Set task: Leave the pictures out, and retype all of the material exactly as written.

Data provided:
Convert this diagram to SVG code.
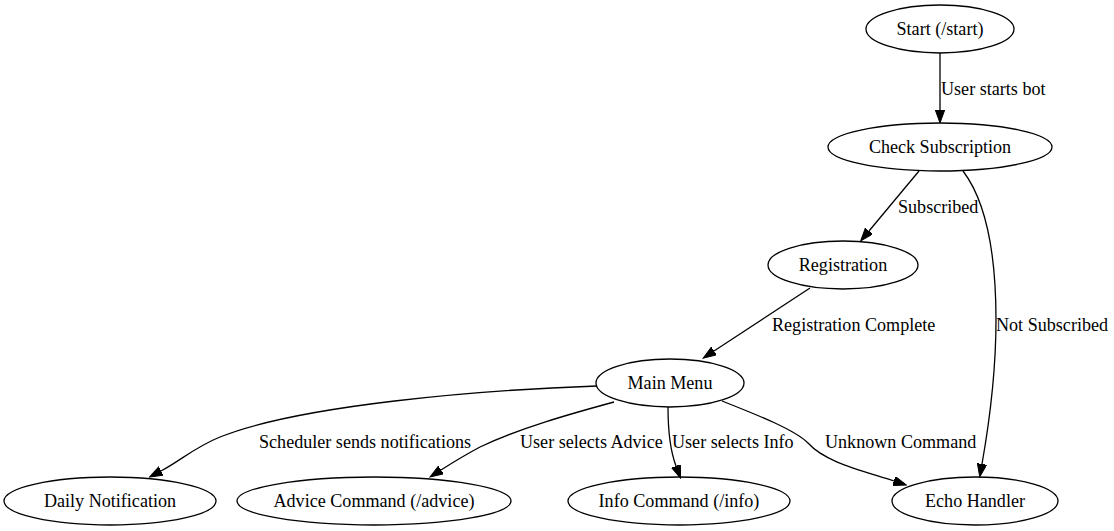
<svg xmlns="http://www.w3.org/2000/svg" width="1114" height="531" viewBox="0 0 1114 531">
<style>
.n ellipse{fill:none;stroke:#000;stroke-width:1.3}
text{font-family:"Liberation Serif","Times New Roman",Times,serif;font-size:18.1px;fill:#000}
.n text{text-anchor:middle}
.e path{fill:none;stroke:#000;stroke-width:1.3}
</style>
<defs>
<marker id="a" markerUnits="userSpaceOnUse" markerWidth="14" markerHeight="10" refX="0" refY="4.7" orient="auto">
<path d="M0,0 L13,4.7 L0,9.4 z" fill="#000" stroke="#000" stroke-width="1"/>
</marker>
</defs>
<rect width="1114" height="531" fill="#fff"/>
<g class="e" id="edges">
<path d="M940,53 L940,110" marker-end="url(#a)"/>
<text x="941" y="95">User starts bot</text>
<path d="M919,171 L869,231" marker-end="url(#a)"/>
<text x="898" y="213">Subscribed</text>
<path d="M963,171 C985,200 996,250 996,320 C996,380 988,430 982,464" marker-end="url(#a)"/>
<text x="996" y="331">Not Subscribed</text>
<path d="M810,288 L714,351" marker-end="url(#a)"/>
<text x="772" y="331">Registration Complete</text>
<path d="M597,386 C480,390 300,405 220,437 C195,447 180,461 161,471" marker-end="url(#a)"/>
<text x="259" y="448">Scheduler sends notifications</text>
<path d="M614,402 C570,414 520,428 480,447 C465,455 452,463 441,470" marker-end="url(#a)"/>
<text x="520" y="448">User selects Advice</text>
<path d="M668,407 C668,430 670,450 676,466" marker-end="url(#a)"/>
<text x="672" y="448">User selects Info</text>
<path d="M722,401 C760,416 795,430 808,443 C825,462 860,470 894,481" marker-end="url(#a)"/>
<text x="825" y="448">Unknown Command</text>
</g>
<g class="n" id="start"><ellipse cx="940" cy="29" rx="74" ry="24"/><text x="940" y="35">Start (/start)</text></g>
<g class="n" id="check"><ellipse cx="940" cy="147" rx="112" ry="24"/><text x="940" y="153">Check Subscription</text></g>
<g class="n" id="registration"><ellipse cx="843" cy="265" rx="75" ry="24"/><text x="843" y="271">Registration</text></g>
<g class="n" id="mainmenu"><ellipse cx="670" cy="383" rx="74" ry="24"/><text x="670" y="389">Main Menu</text></g>
<g class="n" id="daily"><ellipse cx="110" cy="501" rx="106" ry="24"/><text x="110" y="507">Daily Notification</text></g>
<g class="n" id="advice"><ellipse cx="374" cy="501" rx="137" ry="24"/><text x="374" y="507">Advice Command (/advice)</text></g>
<g class="n" id="info"><ellipse cx="679" cy="501" rx="111" ry="24"/><text x="679" y="507">Info Command (/info)</text></g>
<g class="n" id="echo"><ellipse cx="975" cy="501" rx="83" ry="24"/><text x="975" y="507">Echo Handler</text></g>
</svg>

Finished answer:
Convert this diagram to SVG code.
<svg xmlns="http://www.w3.org/2000/svg" width="1114" height="531" viewBox="0 0 1114 531">
<style>
.n ellipse{fill:none;stroke:#000;stroke-width:1.3}
text{font-family:"Liberation Serif","Times New Roman",Times,serif;font-size:18.1px;fill:#000}
.n text{text-anchor:middle}
.e path{fill:none;stroke:#000;stroke-width:1.3}
</style>
<defs>
<marker id="a" markerUnits="userSpaceOnUse" markerWidth="14" markerHeight="10" refX="0" refY="4.7" orient="auto">
<path d="M0,0 L13,4.7 L0,9.4 z" fill="#000" stroke="#000" stroke-width="1"/>
</marker>
</defs>
<rect width="1114" height="531" fill="#fff"/>
<g class="e" id="edges">
<path d="M940,53 L940,110" marker-end="url(#a)"/>
<text x="941" y="95">User starts bot</text>
<path d="M919,171 L869,231" marker-end="url(#a)"/>
<text x="898" y="213">Subscribed</text>
<path d="M963,171 C985,200 996,250 996,320 C996,380 988,430 982,464" marker-end="url(#a)"/>
<text x="996" y="331">Not Subscribed</text>
<path d="M810,288 L714,351" marker-end="url(#a)"/>
<text x="772" y="331">Registration Complete</text>
<path d="M597,386 C480,390 300,405 220,437 C195,447 180,461 161,471" marker-end="url(#a)"/>
<text x="259" y="448">Scheduler sends notifications</text>
<path d="M614,402 C570,414 520,428 480,447 C465,455 452,463 441,470" marker-end="url(#a)"/>
<text x="520" y="448">User selects Advice</text>
<path d="M668,407 C668,430 670,450 676,466" marker-end="url(#a)"/>
<text x="672" y="448">User selects Info</text>
<path d="M722,401 C760,416 795,430 808,443 C825,462 860,470 894,481" marker-end="url(#a)"/>
<text x="825" y="448">Unknown Command</text>
</g>
<g class="n" id="start"><ellipse cx="940" cy="29" rx="74" ry="24"/><text x="940" y="35">Start (/start)</text></g>
<g class="n" id="check"><ellipse cx="940" cy="147" rx="112" ry="24"/><text x="940" y="153">Check Subscription</text></g>
<g class="n" id="registration"><ellipse cx="843" cy="265" rx="75" ry="24"/><text x="843" y="271">Registration</text></g>
<g class="n" id="mainmenu"><ellipse cx="670" cy="383" rx="74" ry="24"/><text x="670" y="389">Main Menu</text></g>
<g class="n" id="daily"><ellipse cx="110" cy="501" rx="106" ry="24"/><text x="110" y="507">Daily Notification</text></g>
<g class="n" id="advice"><ellipse cx="374" cy="501" rx="137" ry="24"/><text x="374" y="507">Advice Command (/advice)</text></g>
<g class="n" id="info"><ellipse cx="679" cy="501" rx="111" ry="24"/><text x="679" y="507">Info Command (/info)</text></g>
<g class="n" id="echo"><ellipse cx="975" cy="501" rx="83" ry="24"/><text x="975" y="507">Echo Handler</text></g>
</svg>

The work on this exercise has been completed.